17.06.2025 - 07:01 | Son Güncellenme:
Melisa Vardal - Sanat sadece beyaz duvarlı galerilerde, büyük sponsorluklarla ya da seçkin davetlerde mi hayat bulur? Sanatçı Ekin Anıl bu soruyu Kadıköy Selamiçeşme Işıkları’ndaki mütevazı bir çiçek tezgâhını dört saatliğine bir sanat galerisine dönüştürerek yanıtladı. Sanat dünyasındaki güç ilişkilerine göndermede bulunarak “PATRON” adını verdiği pop-up sergi, 14 Haziran akşamı, sanatın gerçek patronunun kim olduğunu sorgulayan bir meydan okuma olarak sanatseverlerle buluştu.
Herkese açık galeri
Bağdat Caddesi’nin işlek noktasında, halk arasında “Fatoş Abla” olarak tanınan çiçekçide kurulan sergi, beklenenden çok daha kalabalık bir kitleyi ağırladı. Anıl, eserlerini çiçeklerin arasına yerleştirerek sanatı hem gündelik yaşamın içine taşıdı hem de galerilerin steril atmosferinden kurtarıp kamusal alana yayılabileceğini gösterdi. Serginin temel sorusu ise çok net: “Sanatın gerçek patronu kim?” Anıl, “Hayatımız patron mücadelesiyle geçiyor. Bir sanatçı olarak benim patronum da galeriler. Bu sergiyle kendi patronumu kendim seçtim: Fatoş Abla ve Erhan Abi... Böylece kamusal alanda herkese açık bir galeri kurdum” diyerek serginin çıkış noktasını anlattı. Serginin hazırlık sürecinde hem fiziksel hem duygusal olarak yoğun bir dönem geçirdiğini anlatan Anıl, sergi günü duyduğu heyecanı gizlemedi. “Uykusuz geceler, aç geçen günler, ‘Kimse gelmezse ne yaparım?’ sorusu… Her an içimi kemirdi,” diyen sanatçı, açılışta çiçek tezgâhının etrafını dolduran kalabalığı görünce tüm bu endişelerinin yerini coşkuya bıraktığını söyledi.
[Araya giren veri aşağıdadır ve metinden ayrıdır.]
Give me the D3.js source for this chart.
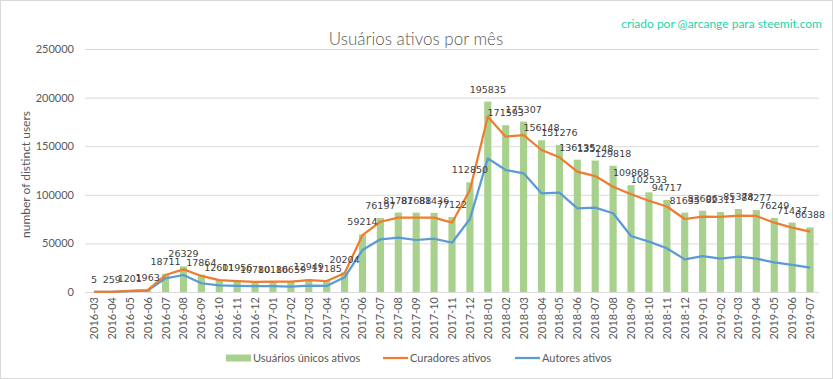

Anıl’ın çiçeklerin arasından çıkan işleri, sadece görsel bir estetik yaratmakla kalmadı aynı zamanda mücadeleye dair de bir metafor sundu. “Çiçekler eserlerimde iyiliği simgeliyor ama aynı zamanda biziz o çiçekler. Patronlar ise bizi yiyip bitiriyor” diyerek eserlerinin özünü özetliyor Anıl.
İmece usulü hazırlık
“PATRON”, hazırlık süreciyle de alışılmış sergi düzenlerinin dışına çıkıyor. Ekin Anıl, sergi fikrini duyurduğu andan itibaren izleyicileri de bu sürece dahil ederek sosyal medya üzerinden yaptığı çağrıyla, evlerinde kullanmadıkları çerçeveleri kendisine ulaştırmalarını istemiş. İstanbul’un farklı semtlerinden ve hatta şehir dışından onlarca kişi, eski çerçevelerini bağışlayarak bu geçici galeriye katkıda bulunmuş ve böylelikle sanatçının deyişiyle imece usülu bir sergi hayata geçirilmiş. Sanatçıya göre bu desteğin sebebi ise hepimizin ortak yarasına dokunan bir sergi olması.